JK: This is related to the bloatware question above. I haven’t seen any quantitative estimates of the real cost from bloatware, but computing is becoming more widely distributed throughout the society, and it’s hard to believe that will the proliferation of more and more mobile devices and all the chips now incorporated in embedded systems that we’re doing less useful computing work than in the past. Some folks have tried to quantify total computational work being done, but it’s hard to do: Hilbert, Martin, and Priscila López. 2011. "The World's Technological Capacity to Store, Communicate, and Compute Information." Science. vol. 332, no. 6025. April 1. pp. 60-65
Mr. Koomey, if we take your numbers from the attached article, which may not have been quoted correctly
Feynman indicated that there was approximately 100 billion times efficiency improvement possible, and 40,000 times improvement has happened so far.
If we take Feynman's number at face value, this means that if computing efficiency improvements continue at the current rate (doubling every 18 months,) we will reach the theoretical maximum in 2043.
Based on that, do you believe that we will see a dramatic reduction in efficiency improvements in the next 10-20 years as we approach the theoretical limit, or do you think Feynman was conservative in his estimate?

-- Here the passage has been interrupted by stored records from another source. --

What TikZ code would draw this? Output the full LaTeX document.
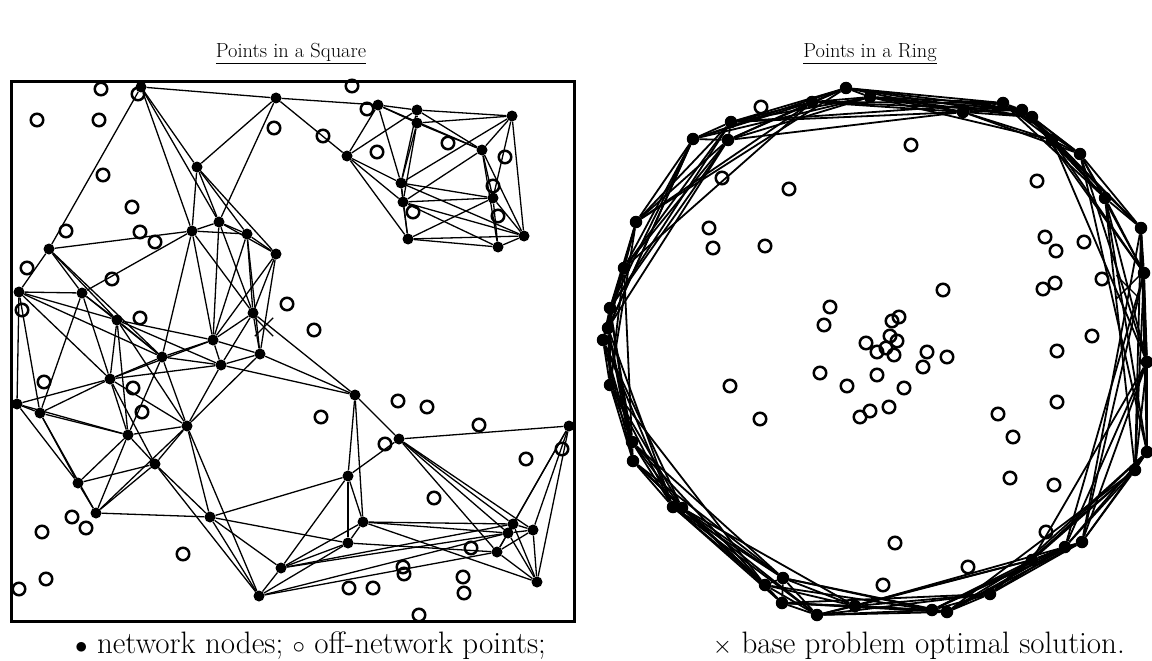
\documentclass[tikz,border=0pt]{standalone}
\usetikzlibrary{backgrounds,shapes.misc}
\begin{document}
\begin{tikzpicture}[x=1pt,y=-1pt,
  nn/.style={circle,fill=black,inner sep=0pt,minimum size=11pt},
  rn/.style={circle,fill=black,inner sep=0pt,minimum size=12.5pt},
  hp/.style={circle,draw=black,line width=2.5pt,inner sep=0pt,minimum size=12.5pt},
  ed/.style={line width=1.3pt},
  ringed/.style={line width=1.8pt},
  xmark/.style={draw=black,cross out,line width=1.4pt,inner sep=0pt,minimum size=17pt},
  ttl/.style={font=\fontsize{20.4}{24}\selectfont},
  captxt/.style={font=\fontsize{31}{36}\selectfont,inner sep=0pt}]
\useasboundingbox (0,0) rectangle (1152,661);
% titles
\node[ttl,anchor=base] (t1) at (291,58) {\underline{Points in a Square}};
\node[ttl,anchor=base] (t2) at (870,58) {\underline{Points in a Ring}};
% square frame
\draw[line width=3pt] (11.5,82) rectangle (574,621);
% left network nodes
\foreach \n/\x/\y in {1/141/87,2/276/98,3/378/105,4/417/110,5/417/123,6/512/116,7/347/156,8/482/150,
 9/401/183,10/403/202,11/493/198,12/408/239,13/498/247,14/524/236,15/197/167,16/219/222,17/192/231,
 18/247/234,19/276/254,20/253/313,21/213/340,22/260/354,23/49/249,24/19/292,25/82/293,26/117/320,
 27/162/357,28/221/365,29/110/379,30/17/404,31/40/413,32/187/426,33/128/435,34/155/464,35/78/483,
 36/96/513,37/355/395,38/348/476,39/363/522,40/348/543,41/210/517,42/281/568,43/259/596,44/399/439,
 45/569/426,46/513/524,47/508/533,48/533/530,49/497/552,50/537/582}
  \node[nn] (a\n) at (\x,\y) {};
% left edges
\begin{scope}[on background layer]
\foreach \p/\q in {1/2,1/15,1/16,1/17,1/23,2/3,2/7,2/15,2/16,
 3/4,3/5,3/7,3/8,3/9,4/5,4/6,4/8,4/9,5/6,5/8,5/9,5/10,6/8,6/9,6/11,6/14,7/4,7/9,7/10,7/12,
 8/10,8/11,8/13,8/14,9/10,9/11,9/12,9/14,10/11,10/12,10/13,10/14,11/12,11/13,11/14,12/13,12/14,13/14,
 15/16,15/17,15/18,15/19,16/17,16/18,16/19,16/20,16/21,17/18,17/20,17/21,17/23,17/25,17/27,
 18/19,18/20,18/21,18/22,19/20,19/21,19/22,20/21,20/22,20/28,20/37,21/22,21/27,21/28,21/26,21/29,
 22/28,22/37,22/32,23/24,23/25,23/26,23/27,24/25,24/26,24/27,24/29,24/30,24/31,25/26,25/27,25/29,25/31,
 26/27,26/28,26/29,26/32,26/33,27/28,27/29,27/32,27/33,28/29,28/32,28/37,29/30,29/31,29/32,29/33,29/34,
 30/31,30/33,30/35,31/33,31/35,31/36,32/33,32/34,32/36,32/41,32/43,33/34,33/35,33/36,34/35,34/36,
 34/41,34/43,35/36,36/41,
 37/38,37/39,37/44,38/39,38/40,38/41,38/42,38/44,39/40,39/42,39/46,39/47,39/50,40/41,40/42,40/43,40/49,
 41/42,41/43,42/43,42/46,42/47,43/47,43/49,44/45,44/46,44/47,44/48,44/49,45/46,45/47,45/48,45/50,
 46/47,46/48,46/49,46/50,47/48,47/49,47/50,48/50,49/50,48/49}
  \draw[ed] (a\p) -- (a\q);
\end{scope}
% left off-network points
\foreach \x/\y [count=\i] in {101/89,37/120,99/120,138/94,103/175,132/207,66/231,140/232,155/242,
 27/268,112/279,22/310,140/318,352/86,274/128,323/136,367/109,377/152,287/304,314/330,448/143,
 505/157,493/186,413/212,498/216,44/382,133/388,142/412,72/517,86/528,42/532,183/554,46/579,19/589,
 321/417,385/444,349/588,373/588,398/401,427/407,479/425,562/449,526/459,434/498,471/548,403/567,
 404/574,463/577,464/593,419/615}
  \node[hp] (h\i) at (\x,\y) {};
\node[xmark] (xl) at (264,327) {};
% ring nodes
\foreach \n/\x/\y in {1/846/88,2/870/97,3/963/112,4/1003/103,5/1022/110,6/1032/117,7/1052/140,
 8/1080/154,9/1105/198,10/1141/228,11/1144/273,12/1147/362,13/1147/452,14/1135/470,15/1082/542,
 16/1065/547,17/1032/560,18/990/594,19/947/612,20/932/610,21/855/606,22/817/615,23/782/603,24/783/578,
 25/765/585,26/682/508,27/673/507,28/633/461,29/632/442,30/610/385,31/603/340,32/608/328,33/610/308,
 34/624/268,35/636/222,36/693/139,37/728/140,38/731/122,39/812/102}
  \node[rn] (r\n) at (\x,\y) {};
\begin{scope}[on background layer]
\foreach \i in {1,...,39}{
  \foreach \k in {1,2,3,4,5}{
    \pgfmathtruncatemacro\j{mod(\i+\k-1,39)+1}
    \draw[ringed] (r\i) -- (r\j);
  }
}
\end{scope}
% ring off-network points
\foreach \x/\y [count=\i] in {761/107,722/178,789/189,709/228,713/248,765/246,911/145,1037/181,
 1045/237,1056/251,1084/242,1102/279,1055/283,1043/289,943/290,1092/336,1057/351,
 830/307,824/325,899/317,892/321,890/336,897/341,866/343,877/352,886/348,894/355,927/352,947/357,
 923/367,820/373,847/386,877/375,904/388,889/407,870/411,860/417,730/386,760/419,
 1057/402,998/414,1013/437,1010/478,1054/485,1046/532,895/543,968/567,883/585}
  \node[hp] (g\i) at (\x,\y) {};
\node[xmark,minimum size=22pt] (xr) at (1128,287) {};
% caption
\node[captxt,anchor=base west] (cp1) at (75,653) {$\bullet$ network nodes; $\circ$ off-network points;};
\node[captxt,anchor=base east] (cp2) at (1125,653) {$\times$ base problem optimal solution.};
\end{tikzpicture}
\end{document}
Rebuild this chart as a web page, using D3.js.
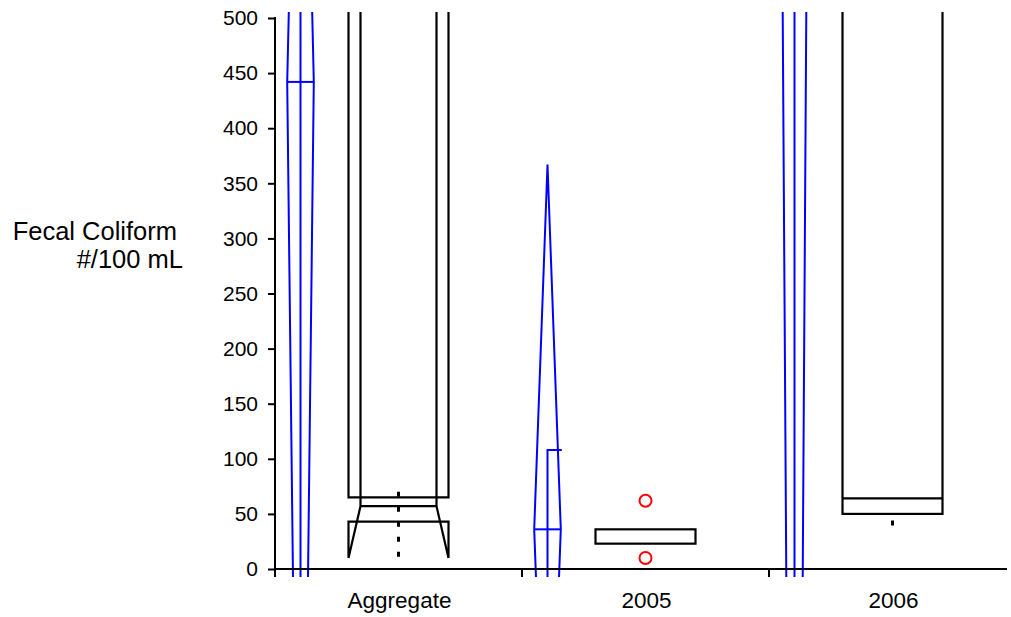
<!DOCTYPE html>
<html><head><meta charset="utf-8">
<script src="https://cdn.jsdelivr.net/npm/d3@7"></script>
<style>body{margin:0;background:#fff}svg{display:block}text{font-family:"Liberation Sans",Arial,sans-serif;fill:#000}</style>
</head><body><svg id="c" width="1011" height="617"></svg>
<script>
// ---- data ----
const categories = ["Aggregate", "2005", "2006"];
const yTicks = [0, 50, 100, 150, 200, 250, 300, 350, 400, 450, 500];
// means diamonds (blue)
const diamondMean = [442, 36, 720];
const diamondUpper = [966, 367, 2600];
const diamondLower = [-590, -290, -1180];
// blue centre bar
const barLow = [-200, -200, -200];
const barHigh = [1200, 108, 1500];
// black boxes
const boxQ1 = [10, 23, 50];
const boxQ3 = [900, 36, 900];
const boxMedian = [57, null, 64];
const notchLo = [43, null, null];
const notchHi = [65, null, null];
const whiskerLo = [10, null, 39];
const whiskerHi = [70, null, 44];
const outlierCat = ["2005", "2005"];
const outlierVal = [62, 10];

// ---- layout ----
const svg = d3.select("#c");
const x = d3.scaleBand().domain(categories).range([275, 1016]).padding(0);
const y = d3.scaleLinear().domain([0, 500]).range([569, 18]);
const dOff = 25.5, dHalf = 13.3, boxHalf = 50, notchHalf = 38;
const blue = "#0000ff";

svg.append("clipPath").attr("id", "clip").append("rect")
  .attr("x", 276).attr("y", 12).attr("width", 735).attr("height", 565);
const g = svg.append("g").attr("clip-path", "url(#clip)");

// black boxes
categories.forEach((c, i) => {
  const cx = x(c) + x.bandwidth() / 2;
  const L = cx - boxHalf, R = cx + boxHalf;
  const bg = g.append("g").attr("fill", "none").attr("stroke", "#000").attr("stroke-width", 2.2);
  if (whiskerLo[i] != null) {
    bg.append("line").attr("x1", cx).attr("x2", cx)
      .attr("y1", y(whiskerHi[i])).attr("y2", y(whiskerLo[i]))
      .attr("stroke-width", 3).attr("stroke-dasharray", "5,10");
  }
  if (notchLo[i] != null) {
    const nL = cx - notchHalf, nR = cx + notchHalf;
    bg.append("path").attr("d",
      `M${L},${y(boxQ3[i])}V${y(notchHi[i])}H${R}V${y(boxQ3[i])}` +
      `M${nL},${y(boxQ3[i])}V${y(boxMedian[i])}H${nR}V${y(boxQ3[i])}` +
      `M${nL},${y(boxMedian[i])}L${L},${y(boxQ1[i])}` +
      `M${nR},${y(boxMedian[i])}L${R},${y(boxQ1[i])}` +
      `M${L},${y(boxQ1[i])}V${y(notchLo[i])}H${R}V${y(boxQ1[i])}`);
  } else {
    bg.append("rect").attr("x", L).attr("width", R - L)
      .attr("y", y(boxQ3[i])).attr("height", y(boxQ1[i]) - y(boxQ3[i]));
    if (boxMedian[i] != null)
      bg.append("line").attr("x1", L).attr("x2", R)
        .attr("y1", y(boxMedian[i])).attr("y2", y(boxMedian[i]));
  }
});

// outliers
g.selectAll("circle.out").data(outlierVal).join("circle")
  .attr("cx", (d, k) => x(outlierCat[k]) + x.bandwidth() / 2)
  .attr("cy", d => y(d)).attr("r", 6)
  .attr("fill", "none").attr("stroke", "#ff0000").attr("stroke-width", 2);

// blue diamonds + centre bars
categories.forEach((c, i) => {
  const cx = x(c) + dOff;
  const bg = g.append("g").attr("fill", "none").attr("stroke", blue).attr("stroke-width", 2);
  bg.append("path").attr("d",
    `M${cx},${y(diamondUpper[i])}L${cx - dHalf},${y(diamondMean[i])}L${cx},${y(diamondLower[i])}` +
    `L${cx + dHalf},${y(diamondMean[i])}Z`);
  bg.append("line").attr("x1", cx - dHalf).attr("x2", cx + dHalf)
    .attr("y1", y(diamondMean[i])).attr("y2", y(diamondMean[i]));
  bg.append("path").attr("d",
    `M${cx},${y(barLow[i])}V${y(barHigh[i])}H${cx + dHalf + 1}`);
});

// y axis
const ya = svg.append("g").attr("transform", "translate(275,0)")
  .call(d3.axisLeft(y).tickValues(yTicks).tickSize(7).tickPadding(10).tickSizeOuter(0));
ya.select(".domain").remove();
ya.selectAll(".tick line").attr("stroke", "#000").attr("stroke-width", 2);
ya.selectAll(".tick text").attr("font-size", 21).style("font-family", "'Liberation Sans',Arial,sans-serif");
svg.append("line").attr("x1", 275).attr("x2", 275).attr("y1", y(500) - 1).attr("y2", y(0) + 8)
  .attr("stroke", "#000").attr("stroke-width", 2);

// x axis
svg.append("line").attr("x1", 274).attr("x2", 1007).attr("y1", y(0)).attr("y2", y(0))
  .attr("stroke", "#000").attr("stroke-width", 2);
categories.slice(1).forEach(c => {
  svg.append("line").attr("x1", x(c)).attr("x2", x(c)).attr("y1", y(0)).attr("y2", y(0) + 8)
    .attr("stroke", "#000").attr("stroke-width", 2);
});
svg.selectAll("text.cat").data(categories).join("text").attr("class", "cat")
  .attr("x", d => x(d) + x.bandwidth() / 2 + 1).attr("y", 608)
  .attr("text-anchor", "middle").attr("font-size", 22.5).text(d => d);

// y title
svg.append("text").attr("x", 177).attr("y", 240).attr("text-anchor", "end").attr("font-size", 25.5).text("Fecal Coliform");
svg.append("text").attr("x", 183).attr("y", 268).attr("text-anchor", "end").attr("font-size", 25.5).text("#/100 mL");
</script></body></html>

JK: Your math is correct, as is the quotation of those numbers. If computing efficiency doubles every 1.5 years, it will take 21.3 doublings before we reach the theoretical limits identified by Feynman, which means will hit that limit in 32 years (i.e. in 2043).
Here’s what Feynman had to say in the book I cited:
Of course there is a limitation, the practical limitation anyway, that the bits must be of the size of an atom and a transistor 3 or 4 atoms; the quantum mechanical gate I used has 3 atoms. (I would not try to write my bits on to nuclei, I’ll wait till the technological development reaches the atoms before I need to go any further!) That leads us just with (a) the limitations in size to the size of atoms, (b) the energy requirements depending on the time as worked out by Bennett, (c) and the feature that I did not mention concerning the speed of light; we can’t send the signals any faster than the speed of light. Those are the only physical limitations that I know on computers.
If we make an atomic size computer, somehow, it would mean that the dimension, the linear dimension is a thousand to ten thousands times smaller than those very tiny chips that we have now. It means that the volume of the computer is 100 billionth, 1011 of the present volume, because the transistor is that much smaller 1011 , than the transistors that we make today. The energy requirement for a single switch is also about eleven orders of magnitude smaller than the energy required to switch the transistor today, and the time to make the transitions will be at least ten thousands times faster per step of calculation. So there is plenty of room for improvement in the computer and I leave you, practical people who work on computers, this as an aim to get to. (Feynman, Richard P. 2001. The Pleasure of Finding Things Out: The Best Short Works of Richard P. Feynman. London, UK: Penguin Books.)
So the calculation Feynman did was based on a transistor using just three atoms. In theory, one could use individual nuclei (as Feynman suggests) or there may be another as yet totally unknown way to crack this nut. But using Feynman’s calculation as the ultimate limit, in about three decades (and probably before that) we’re going to hit some kind of limit using our current methods.
But even given that, we’ve got at least another decade of improvements (that’s what my friends at Intel tell me) and probably more. Every decade means a factor of 100 improvement in the power efficiency of computing (doubling every 1.5 years) but there are also vast improvements we can make in our software as well as our implementation of power savings in the standby power of these devices (which turns out to be a much bigger power drain than the active power, given that almost all computers have very low average utilization). Hitting these limits may actually force the software designers to get more efficient (we’ll see!). And we’re just at the beginning of using the technologies enabled by these trends to accomplish human goals, so I’m hopeful we’ll be clever and figure out loads of important applications that will become possible with a factor of 100 or 1000 improvements in efficiency over the next 15 years.
Haven`t we already fallen behind?
The Pentium M (which is powering the computer that I`m using to type this) came out eight years ago. Let`s call it 7.5 and make our "Koomey factor" 2^5=32. The ULV chip ran at 1.1GHz and ate 6.4W, and we can add on the power of the 855PM northbridge which would make the total 8.2W. I don`t see any products on the market that are anywhere close to a 32x improvement on performance per watt. Do you?
JK: Our focus is on system power, not chip power alone. And you need to calculate what your current system is capable of in computations per kWh (which you can calculate from performance per watt) so you can compare to our numbers. But I’ll wager that the current crop of laptops (or the new Mac Mini) will blow away your old machine in terms of computations per kWh at maximum performance (which is what we measure).